» **WHAT IS EXPECTED**
In the data below, find every line that has the string "drawn", and copy it.

(Records excerpted from a collection)
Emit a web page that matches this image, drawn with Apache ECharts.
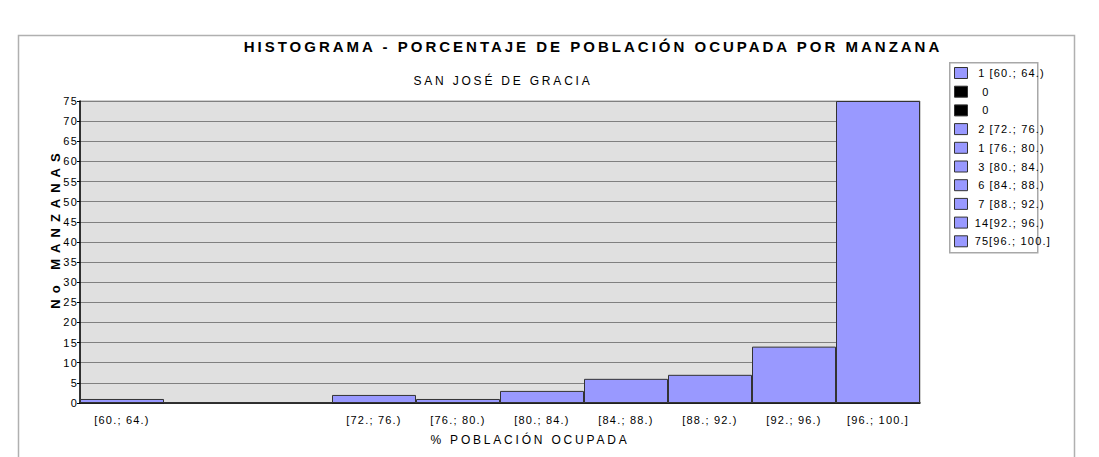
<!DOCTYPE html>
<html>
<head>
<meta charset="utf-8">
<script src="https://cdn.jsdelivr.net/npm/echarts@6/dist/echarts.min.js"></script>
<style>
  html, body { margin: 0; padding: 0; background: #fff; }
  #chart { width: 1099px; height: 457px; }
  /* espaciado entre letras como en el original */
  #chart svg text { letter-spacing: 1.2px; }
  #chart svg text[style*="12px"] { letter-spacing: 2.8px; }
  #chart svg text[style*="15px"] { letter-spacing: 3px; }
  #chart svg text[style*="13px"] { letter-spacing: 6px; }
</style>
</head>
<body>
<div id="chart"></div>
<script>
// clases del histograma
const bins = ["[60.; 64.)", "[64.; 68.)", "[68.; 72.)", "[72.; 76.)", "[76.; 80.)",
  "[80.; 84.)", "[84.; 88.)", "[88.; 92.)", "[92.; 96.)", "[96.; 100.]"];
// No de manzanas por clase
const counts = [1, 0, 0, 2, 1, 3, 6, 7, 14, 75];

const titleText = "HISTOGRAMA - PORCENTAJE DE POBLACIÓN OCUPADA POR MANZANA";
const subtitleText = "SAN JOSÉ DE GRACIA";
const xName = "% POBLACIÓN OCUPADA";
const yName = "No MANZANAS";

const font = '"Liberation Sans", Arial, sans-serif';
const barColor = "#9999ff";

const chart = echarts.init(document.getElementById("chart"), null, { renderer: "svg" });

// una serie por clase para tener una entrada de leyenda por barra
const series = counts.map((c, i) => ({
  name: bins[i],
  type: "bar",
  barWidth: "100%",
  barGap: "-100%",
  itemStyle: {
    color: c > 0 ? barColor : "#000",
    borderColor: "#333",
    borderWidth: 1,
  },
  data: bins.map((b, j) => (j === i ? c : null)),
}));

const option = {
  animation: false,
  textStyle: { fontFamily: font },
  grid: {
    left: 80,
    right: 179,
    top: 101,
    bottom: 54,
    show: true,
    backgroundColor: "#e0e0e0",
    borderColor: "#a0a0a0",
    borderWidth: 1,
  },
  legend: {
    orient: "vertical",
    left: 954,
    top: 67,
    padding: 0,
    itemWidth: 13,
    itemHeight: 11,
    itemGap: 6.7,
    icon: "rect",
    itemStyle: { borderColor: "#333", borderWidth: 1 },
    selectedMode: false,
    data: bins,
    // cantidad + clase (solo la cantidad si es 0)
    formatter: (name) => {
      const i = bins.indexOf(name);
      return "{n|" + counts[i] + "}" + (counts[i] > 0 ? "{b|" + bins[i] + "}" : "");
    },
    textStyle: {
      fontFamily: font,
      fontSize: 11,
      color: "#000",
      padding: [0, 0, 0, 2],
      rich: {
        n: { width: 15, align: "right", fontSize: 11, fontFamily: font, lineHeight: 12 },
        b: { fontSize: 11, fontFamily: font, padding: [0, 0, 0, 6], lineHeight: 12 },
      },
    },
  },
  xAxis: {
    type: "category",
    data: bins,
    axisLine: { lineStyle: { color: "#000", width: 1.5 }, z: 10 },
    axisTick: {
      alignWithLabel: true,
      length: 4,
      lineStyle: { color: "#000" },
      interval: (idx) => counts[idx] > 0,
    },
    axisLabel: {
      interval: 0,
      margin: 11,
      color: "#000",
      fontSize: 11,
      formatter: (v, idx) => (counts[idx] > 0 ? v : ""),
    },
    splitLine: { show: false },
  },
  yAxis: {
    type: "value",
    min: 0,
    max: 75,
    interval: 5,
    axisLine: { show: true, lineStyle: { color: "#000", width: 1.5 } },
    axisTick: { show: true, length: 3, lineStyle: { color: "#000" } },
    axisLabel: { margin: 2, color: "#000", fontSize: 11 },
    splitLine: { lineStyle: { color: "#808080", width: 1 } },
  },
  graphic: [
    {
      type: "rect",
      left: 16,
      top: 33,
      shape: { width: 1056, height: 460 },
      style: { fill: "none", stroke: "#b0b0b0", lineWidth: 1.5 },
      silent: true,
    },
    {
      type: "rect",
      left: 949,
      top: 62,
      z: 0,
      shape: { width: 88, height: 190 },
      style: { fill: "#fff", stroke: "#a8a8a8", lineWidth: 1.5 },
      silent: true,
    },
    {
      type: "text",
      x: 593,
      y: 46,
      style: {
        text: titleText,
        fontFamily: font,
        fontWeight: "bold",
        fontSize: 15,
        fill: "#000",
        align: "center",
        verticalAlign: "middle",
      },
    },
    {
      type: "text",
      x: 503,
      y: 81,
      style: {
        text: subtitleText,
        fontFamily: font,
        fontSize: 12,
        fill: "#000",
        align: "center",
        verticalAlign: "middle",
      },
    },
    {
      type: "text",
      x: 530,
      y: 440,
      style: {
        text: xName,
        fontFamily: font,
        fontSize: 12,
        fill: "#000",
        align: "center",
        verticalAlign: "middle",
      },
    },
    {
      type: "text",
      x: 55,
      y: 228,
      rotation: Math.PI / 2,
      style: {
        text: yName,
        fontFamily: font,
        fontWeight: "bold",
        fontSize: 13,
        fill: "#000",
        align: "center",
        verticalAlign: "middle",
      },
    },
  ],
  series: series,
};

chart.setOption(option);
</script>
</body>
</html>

...

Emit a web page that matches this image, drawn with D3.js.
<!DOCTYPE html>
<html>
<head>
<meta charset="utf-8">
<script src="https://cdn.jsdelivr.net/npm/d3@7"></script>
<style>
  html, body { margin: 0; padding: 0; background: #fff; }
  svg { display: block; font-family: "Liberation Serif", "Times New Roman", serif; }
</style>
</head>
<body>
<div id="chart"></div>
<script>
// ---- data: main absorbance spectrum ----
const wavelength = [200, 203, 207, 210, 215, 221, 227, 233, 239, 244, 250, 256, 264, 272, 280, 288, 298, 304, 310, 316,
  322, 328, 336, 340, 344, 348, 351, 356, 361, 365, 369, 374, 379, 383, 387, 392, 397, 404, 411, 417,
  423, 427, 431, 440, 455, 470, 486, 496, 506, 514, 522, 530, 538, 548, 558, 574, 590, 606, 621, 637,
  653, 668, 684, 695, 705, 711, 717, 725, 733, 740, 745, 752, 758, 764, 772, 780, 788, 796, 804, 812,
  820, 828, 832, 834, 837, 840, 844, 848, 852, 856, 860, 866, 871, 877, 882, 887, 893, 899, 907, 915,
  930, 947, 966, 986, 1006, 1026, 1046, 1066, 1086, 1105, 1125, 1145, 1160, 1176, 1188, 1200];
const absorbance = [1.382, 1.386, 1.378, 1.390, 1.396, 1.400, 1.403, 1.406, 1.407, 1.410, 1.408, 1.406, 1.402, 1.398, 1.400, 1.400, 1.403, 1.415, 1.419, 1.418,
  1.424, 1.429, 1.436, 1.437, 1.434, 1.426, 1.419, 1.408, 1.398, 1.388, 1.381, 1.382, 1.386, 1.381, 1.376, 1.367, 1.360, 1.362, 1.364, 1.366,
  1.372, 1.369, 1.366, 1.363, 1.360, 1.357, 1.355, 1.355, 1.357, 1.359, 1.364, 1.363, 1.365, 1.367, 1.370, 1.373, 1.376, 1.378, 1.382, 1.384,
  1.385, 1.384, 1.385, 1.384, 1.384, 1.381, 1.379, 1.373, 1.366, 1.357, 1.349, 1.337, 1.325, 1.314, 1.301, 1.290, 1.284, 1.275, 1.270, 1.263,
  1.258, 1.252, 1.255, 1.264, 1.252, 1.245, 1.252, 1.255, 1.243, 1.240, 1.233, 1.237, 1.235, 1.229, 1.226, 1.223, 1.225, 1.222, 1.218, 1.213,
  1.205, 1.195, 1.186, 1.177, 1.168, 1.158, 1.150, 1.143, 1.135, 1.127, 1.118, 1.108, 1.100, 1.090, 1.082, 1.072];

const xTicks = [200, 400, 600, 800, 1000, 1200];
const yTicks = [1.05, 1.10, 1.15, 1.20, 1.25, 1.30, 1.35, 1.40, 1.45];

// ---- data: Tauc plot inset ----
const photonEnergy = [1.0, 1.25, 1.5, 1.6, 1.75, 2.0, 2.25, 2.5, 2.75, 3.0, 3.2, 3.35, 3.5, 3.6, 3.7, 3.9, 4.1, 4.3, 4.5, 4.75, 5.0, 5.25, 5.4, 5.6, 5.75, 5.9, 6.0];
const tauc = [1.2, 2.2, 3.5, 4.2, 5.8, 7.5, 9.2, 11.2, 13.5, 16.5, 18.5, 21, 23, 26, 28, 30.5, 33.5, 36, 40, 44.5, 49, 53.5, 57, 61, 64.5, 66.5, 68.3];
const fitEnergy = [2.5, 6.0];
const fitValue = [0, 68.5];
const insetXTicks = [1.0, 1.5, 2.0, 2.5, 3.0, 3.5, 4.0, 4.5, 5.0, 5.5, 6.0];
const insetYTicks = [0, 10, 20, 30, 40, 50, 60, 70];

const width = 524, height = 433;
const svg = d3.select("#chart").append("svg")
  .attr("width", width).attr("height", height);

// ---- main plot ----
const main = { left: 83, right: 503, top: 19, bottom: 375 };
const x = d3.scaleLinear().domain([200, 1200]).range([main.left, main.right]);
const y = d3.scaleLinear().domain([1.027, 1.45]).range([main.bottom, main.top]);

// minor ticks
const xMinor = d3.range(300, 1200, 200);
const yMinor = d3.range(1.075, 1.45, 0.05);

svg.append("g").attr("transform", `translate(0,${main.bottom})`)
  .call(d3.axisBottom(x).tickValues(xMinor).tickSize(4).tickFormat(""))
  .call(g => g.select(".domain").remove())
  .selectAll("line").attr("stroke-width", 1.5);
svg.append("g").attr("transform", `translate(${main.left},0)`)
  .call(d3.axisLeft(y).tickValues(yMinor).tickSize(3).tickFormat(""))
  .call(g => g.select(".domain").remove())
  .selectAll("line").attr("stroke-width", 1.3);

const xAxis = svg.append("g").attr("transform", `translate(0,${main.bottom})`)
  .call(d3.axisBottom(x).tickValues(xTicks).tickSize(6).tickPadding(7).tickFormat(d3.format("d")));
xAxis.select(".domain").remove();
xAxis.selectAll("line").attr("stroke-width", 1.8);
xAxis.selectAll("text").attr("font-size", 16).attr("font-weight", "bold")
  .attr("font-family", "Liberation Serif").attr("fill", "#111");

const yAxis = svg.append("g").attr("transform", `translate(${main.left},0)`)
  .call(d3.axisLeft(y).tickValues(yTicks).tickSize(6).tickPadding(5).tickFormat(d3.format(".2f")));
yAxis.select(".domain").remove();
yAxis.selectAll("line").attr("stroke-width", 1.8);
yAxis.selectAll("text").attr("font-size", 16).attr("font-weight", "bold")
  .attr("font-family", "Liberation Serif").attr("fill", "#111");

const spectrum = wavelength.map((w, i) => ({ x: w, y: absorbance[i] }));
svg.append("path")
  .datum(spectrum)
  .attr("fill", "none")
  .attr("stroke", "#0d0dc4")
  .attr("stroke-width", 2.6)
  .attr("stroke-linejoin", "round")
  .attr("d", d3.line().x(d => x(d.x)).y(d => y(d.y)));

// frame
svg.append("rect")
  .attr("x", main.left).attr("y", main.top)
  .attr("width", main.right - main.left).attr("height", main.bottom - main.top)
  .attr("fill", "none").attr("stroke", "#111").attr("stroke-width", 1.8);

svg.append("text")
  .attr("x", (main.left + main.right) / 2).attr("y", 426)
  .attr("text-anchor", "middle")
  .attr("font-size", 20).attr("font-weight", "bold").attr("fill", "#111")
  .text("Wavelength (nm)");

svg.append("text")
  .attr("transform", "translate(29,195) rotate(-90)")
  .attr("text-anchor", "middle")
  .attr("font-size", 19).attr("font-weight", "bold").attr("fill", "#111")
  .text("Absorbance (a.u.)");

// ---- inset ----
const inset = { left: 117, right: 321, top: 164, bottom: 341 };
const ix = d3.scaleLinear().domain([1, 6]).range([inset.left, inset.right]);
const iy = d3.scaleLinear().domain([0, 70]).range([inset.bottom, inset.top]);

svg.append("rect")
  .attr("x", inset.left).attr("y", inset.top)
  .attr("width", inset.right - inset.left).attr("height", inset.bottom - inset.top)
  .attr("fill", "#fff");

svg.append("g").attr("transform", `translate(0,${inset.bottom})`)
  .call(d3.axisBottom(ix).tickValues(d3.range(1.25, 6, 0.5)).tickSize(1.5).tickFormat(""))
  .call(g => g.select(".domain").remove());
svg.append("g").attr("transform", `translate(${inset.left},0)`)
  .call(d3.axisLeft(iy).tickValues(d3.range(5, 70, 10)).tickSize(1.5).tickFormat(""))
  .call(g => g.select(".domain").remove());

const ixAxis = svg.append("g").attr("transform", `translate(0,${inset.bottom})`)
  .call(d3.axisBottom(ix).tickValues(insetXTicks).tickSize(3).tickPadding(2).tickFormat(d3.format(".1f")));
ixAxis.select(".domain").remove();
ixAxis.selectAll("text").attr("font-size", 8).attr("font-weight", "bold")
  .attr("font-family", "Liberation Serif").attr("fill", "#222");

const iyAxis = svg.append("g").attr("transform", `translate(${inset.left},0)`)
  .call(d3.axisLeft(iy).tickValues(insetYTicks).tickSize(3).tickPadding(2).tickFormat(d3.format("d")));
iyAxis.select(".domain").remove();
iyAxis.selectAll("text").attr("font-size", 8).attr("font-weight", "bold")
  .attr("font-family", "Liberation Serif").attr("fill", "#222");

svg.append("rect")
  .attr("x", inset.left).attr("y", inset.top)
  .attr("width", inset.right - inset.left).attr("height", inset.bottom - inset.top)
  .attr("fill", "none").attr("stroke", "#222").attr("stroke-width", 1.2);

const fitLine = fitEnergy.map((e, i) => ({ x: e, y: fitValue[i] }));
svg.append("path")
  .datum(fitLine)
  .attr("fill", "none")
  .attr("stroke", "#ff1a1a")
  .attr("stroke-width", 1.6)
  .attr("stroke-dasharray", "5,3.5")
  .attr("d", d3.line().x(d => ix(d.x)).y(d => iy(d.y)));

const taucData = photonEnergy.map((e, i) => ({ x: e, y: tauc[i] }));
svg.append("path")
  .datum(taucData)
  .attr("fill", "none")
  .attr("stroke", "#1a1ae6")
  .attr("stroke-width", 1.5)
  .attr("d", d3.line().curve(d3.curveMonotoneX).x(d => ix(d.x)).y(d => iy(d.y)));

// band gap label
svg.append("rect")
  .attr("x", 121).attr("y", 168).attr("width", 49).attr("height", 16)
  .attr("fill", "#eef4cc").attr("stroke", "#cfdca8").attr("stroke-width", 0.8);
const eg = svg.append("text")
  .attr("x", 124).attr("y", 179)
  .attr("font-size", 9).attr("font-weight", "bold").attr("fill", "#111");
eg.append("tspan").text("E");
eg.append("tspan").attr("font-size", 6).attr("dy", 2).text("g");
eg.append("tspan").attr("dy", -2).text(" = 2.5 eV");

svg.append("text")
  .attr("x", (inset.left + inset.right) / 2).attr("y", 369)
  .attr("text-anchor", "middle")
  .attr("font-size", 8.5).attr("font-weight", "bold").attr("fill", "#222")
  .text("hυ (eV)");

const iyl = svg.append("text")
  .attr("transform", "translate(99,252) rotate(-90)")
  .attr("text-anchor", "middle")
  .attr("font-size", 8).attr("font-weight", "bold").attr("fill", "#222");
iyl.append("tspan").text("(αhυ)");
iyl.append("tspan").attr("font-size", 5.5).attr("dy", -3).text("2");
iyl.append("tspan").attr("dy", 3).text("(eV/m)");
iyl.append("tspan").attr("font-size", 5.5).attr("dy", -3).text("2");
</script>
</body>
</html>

» **ANSWER TO THIS TASK**
Emit a web page that matches this image, drawn with Apache ECharts.
Emit a web page that matches this image, drawn with D3.js.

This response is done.